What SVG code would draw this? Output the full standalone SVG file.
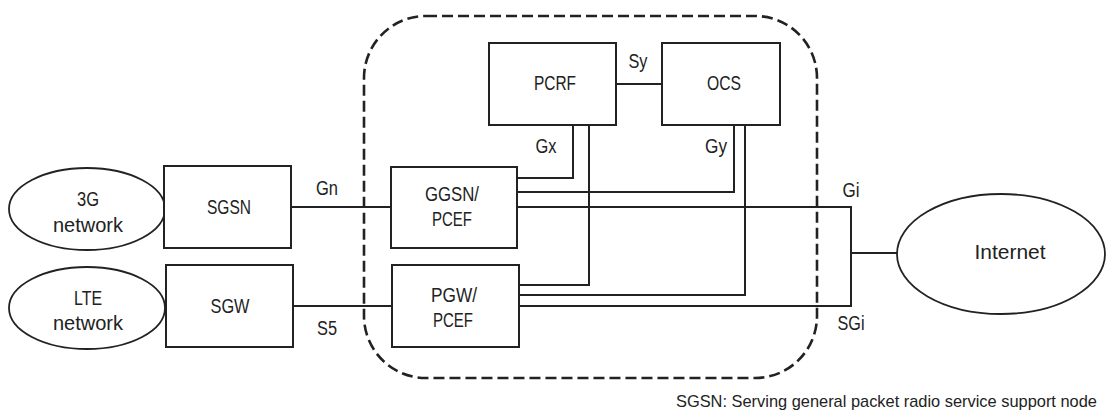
<svg xmlns="http://www.w3.org/2000/svg" width="1107" height="416" viewBox="0 0 1107 416">
  <style>
    .box { fill: #ffffff; stroke: #222222; stroke-width: 2; }
    .cloud { fill: #ffffff; stroke: #222222; stroke-width: 1.8; }
    .wire { fill: none; stroke: #222222; stroke-width: 2; }
    .zone { fill: none; stroke: #222222; stroke-width: 2.6; stroke-dasharray: 11 5; }
    text { font-family: "Liberation Sans", Arial, sans-serif; font-size: 19.5px; fill: #222222; }
    .c { text-anchor: middle; }
    text.note { font-size: 16.4px; }
  </style>
  <rect width="1107" height="416" fill="#ffffff"/>

  <!-- operator core boundary -->
  <rect class="zone" x="364" y="16" width="453" height="362" rx="62" ry="62"/>

  <!-- interfaces -->
  <g id="connectors">
    <path class="wire" d="M291 207 H391"/>
    <path class="wire" d="M293 306 H392"/>
    <path class="wire" d="M616 84 H662"/>
    <path class="wire" d="M573 125 V178 H517"/>
    <path class="wire" d="M589 125 V285 H519"/>
    <path class="wire" d="M734 125 V192 H517"/>
    <path class="wire" d="M745 125 V295 H519"/>
    <path class="wire" d="M517 207 H851 V306 H519"/>
    <path class="wire" d="M851 253 H897"/>
    <text class="c" x="327" y="195" textLength="22" lengthAdjust="spacingAndGlyphs">Gn</text>
    <text class="c" x="327" y="335" textLength="20" lengthAdjust="spacingAndGlyphs">S5</text>
    <text class="c" x="638" y="68" textLength="19" lengthAdjust="spacingAndGlyphs">Sy</text>
    <text class="c" x="546" y="153" textLength="21" lengthAdjust="spacingAndGlyphs">Gx</text>
    <text class="c" x="716" y="153" textLength="22" lengthAdjust="spacingAndGlyphs">Gy</text>
    <text class="c" x="851" y="197" textLength="17" lengthAdjust="spacingAndGlyphs">Gi</text>
    <text class="c" x="851" y="330" textLength="27" lengthAdjust="spacingAndGlyphs">SGi</text>
  </g>

  <g id="net-3g">
    <ellipse class="cloud" cx="87" cy="209" rx="78" ry="41"/>
    <text class="c" x="88" y="206" textLength="22" lengthAdjust="spacingAndGlyphs">3G</text>
    <text class="c" x="88" y="232" textLength="70" lengthAdjust="spacingAndGlyphs">network</text>
  </g>

  <g id="net-lte">
    <ellipse class="cloud" cx="87" cy="308" rx="78" ry="41"/>
    <text class="c" x="88" y="305" textLength="28" lengthAdjust="spacingAndGlyphs">LTE</text>
    <text class="c" x="88" y="330" textLength="70" lengthAdjust="spacingAndGlyphs">network</text>
  </g>

  <g id="sgsn">
    <rect class="box" x="164" y="166" width="127" height="82"/>
    <text class="c" x="229" y="214" textLength="44" lengthAdjust="spacingAndGlyphs">SGSN</text>
  </g>

  <g id="sgw">
    <rect class="box" x="166" y="265" width="127" height="82"/>
    <text class="c" x="230" y="313" textLength="39" lengthAdjust="spacingAndGlyphs">SGW</text>
  </g>

  <g id="pcrf">
    <rect class="box" x="489" y="43" width="127" height="82"/>
    <text class="c" x="555" y="90" textLength="42" lengthAdjust="spacingAndGlyphs">PCRF</text>
  </g>

  <g id="ocs">
    <rect class="box" x="662" y="43" width="118" height="82"/>
    <text class="c" x="724" y="90" textLength="34" lengthAdjust="spacingAndGlyphs">OCS</text>
  </g>

  <g id="ggsn-pcef">
    <rect class="box" x="391" y="167" width="126" height="81"/>
    <text class="c" x="452" y="201" textLength="54" lengthAdjust="spacingAndGlyphs">GGSN/</text>
    <text class="c" x="452" y="226" textLength="40" lengthAdjust="spacingAndGlyphs">PCEF</text>
  </g>

  <g id="pgw-pcef">
    <rect class="box" x="392" y="265" width="127" height="82"/>
    <text class="c" x="454" y="302" textLength="46" lengthAdjust="spacingAndGlyphs">PGW/</text>
    <text class="c" x="453" y="327" textLength="40" lengthAdjust="spacingAndGlyphs">PCEF</text>
  </g>

  <g id="internet">
    <ellipse class="cloud" cx="1001" cy="254" rx="104" ry="60"/>
    <text class="c" x="1010" y="259" textLength="71" lengthAdjust="spacingAndGlyphs">Internet</text>
  </g>

  <text class="note" x="676" y="407" style="font-size:16.4px">SGSN: Serving general packet radio service support node</text>
</svg>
•••••
## JOB:
Reproduce the full listing above verbatim, with no pictures included.

## FINISHED TASK:
What SVG code would draw this? Output the full standalone SVG file.
<svg xmlns="http://www.w3.org/2000/svg" width="1107" height="416" viewBox="0 0 1107 416">
  <style>
    .box { fill: #ffffff; stroke: #222222; stroke-width: 2; }
    .cloud { fill: #ffffff; stroke: #222222; stroke-width: 1.8; }
    .wire { fill: none; stroke: #222222; stroke-width: 2; }
    .zone { fill: none; stroke: #222222; stroke-width: 2.6; stroke-dasharray: 11 5; }
    text { font-family: "Liberation Sans", Arial, sans-serif; font-size: 19.5px; fill: #222222; }
    .c { text-anchor: middle; }
    text.note { font-size: 16.4px; }
  </style>
  <rect width="1107" height="416" fill="#ffffff"/>

  <!-- operator core boundary -->
  <rect class="zone" x="364" y="16" width="453" height="362" rx="62" ry="62"/>

  <!-- interfaces -->
  <g id="connectors">
    <path class="wire" d="M291 207 H391"/>
    <path class="wire" d="M293 306 H392"/>
    <path class="wire" d="M616 84 H662"/>
    <path class="wire" d="M573 125 V178 H517"/>
    <path class="wire" d="M589 125 V285 H519"/>
    <path class="wire" d="M734 125 V192 H517"/>
    <path class="wire" d="M745 125 V295 H519"/>
    <path class="wire" d="M517 207 H851 V306 H519"/>
    <path class="wire" d="M851 253 H897"/>
    <text class="c" x="327" y="195" textLength="22" lengthAdjust="spacingAndGlyphs">Gn</text>
    <text class="c" x="327" y="335" textLength="20" lengthAdjust="spacingAndGlyphs">S5</text>
    <text class="c" x="638" y="68" textLength="19" lengthAdjust="spacingAndGlyphs">Sy</text>
    <text class="c" x="546" y="153" textLength="21" lengthAdjust="spacingAndGlyphs">Gx</text>
    <text class="c" x="716" y="153" textLength="22" lengthAdjust="spacingAndGlyphs">Gy</text>
    <text class="c" x="851" y="197" textLength="17" lengthAdjust="spacingAndGlyphs">Gi</text>
    <text class="c" x="851" y="330" textLength="27" lengthAdjust="spacingAndGlyphs">SGi</text>
  </g>

  <g id="net-3g">
    <ellipse class="cloud" cx="87" cy="209" rx="78" ry="41"/>
    <text class="c" x="88" y="206" textLength="22" lengthAdjust="spacingAndGlyphs">3G</text>
    <text class="c" x="88" y="232" textLength="70" lengthAdjust="spacingAndGlyphs">network</text>
  </g>

  <g id="net-lte">
    <ellipse class="cloud" cx="87" cy="308" rx="78" ry="41"/>
    <text class="c" x="88" y="305" textLength="28" lengthAdjust="spacingAndGlyphs">LTE</text>
    <text class="c" x="88" y="330" textLength="70" lengthAdjust="spacingAndGlyphs">network</text>
  </g>

  <g id="sgsn">
    <rect class="box" x="164" y="166" width="127" height="82"/>
    <text class="c" x="229" y="214" textLength="44" lengthAdjust="spacingAndGlyphs">SGSN</text>
  </g>

  <g id="sgw">
    <rect class="box" x="166" y="265" width="127" height="82"/>
    <text class="c" x="230" y="313" textLength="39" lengthAdjust="spacingAndGlyphs">SGW</text>
  </g>

  <g id="pcrf">
    <rect class="box" x="489" y="43" width="127" height="82"/>
    <text class="c" x="555" y="90" textLength="42" lengthAdjust="spacingAndGlyphs">PCRF</text>
  </g>

  <g id="ocs">
    <rect class="box" x="662" y="43" width="118" height="82"/>
    <text class="c" x="724" y="90" textLength="34" lengthAdjust="spacingAndGlyphs">OCS</text>
  </g>

  <g id="ggsn-pcef">
    <rect class="box" x="391" y="167" width="126" height="81"/>
    <text class="c" x="452" y="201" textLength="54" lengthAdjust="spacingAndGlyphs">GGSN/</text>
    <text class="c" x="452" y="226" textLength="40" lengthAdjust="spacingAndGlyphs">PCEF</text>
  </g>

  <g id="pgw-pcef">
    <rect class="box" x="392" y="265" width="127" height="82"/>
    <text class="c" x="454" y="302" textLength="46" lengthAdjust="spacingAndGlyphs">PGW/</text>
    <text class="c" x="453" y="327" textLength="40" lengthAdjust="spacingAndGlyphs">PCEF</text>
  </g>

  <g id="internet">
    <ellipse class="cloud" cx="1001" cy="254" rx="104" ry="60"/>
    <text class="c" x="1010" y="259" textLength="71" lengthAdjust="spacingAndGlyphs">Internet</text>
  </g>

  <text class="note" x="676" y="407" style="font-size:16.4px">SGSN: Serving general packet radio service support node</text>
</svg>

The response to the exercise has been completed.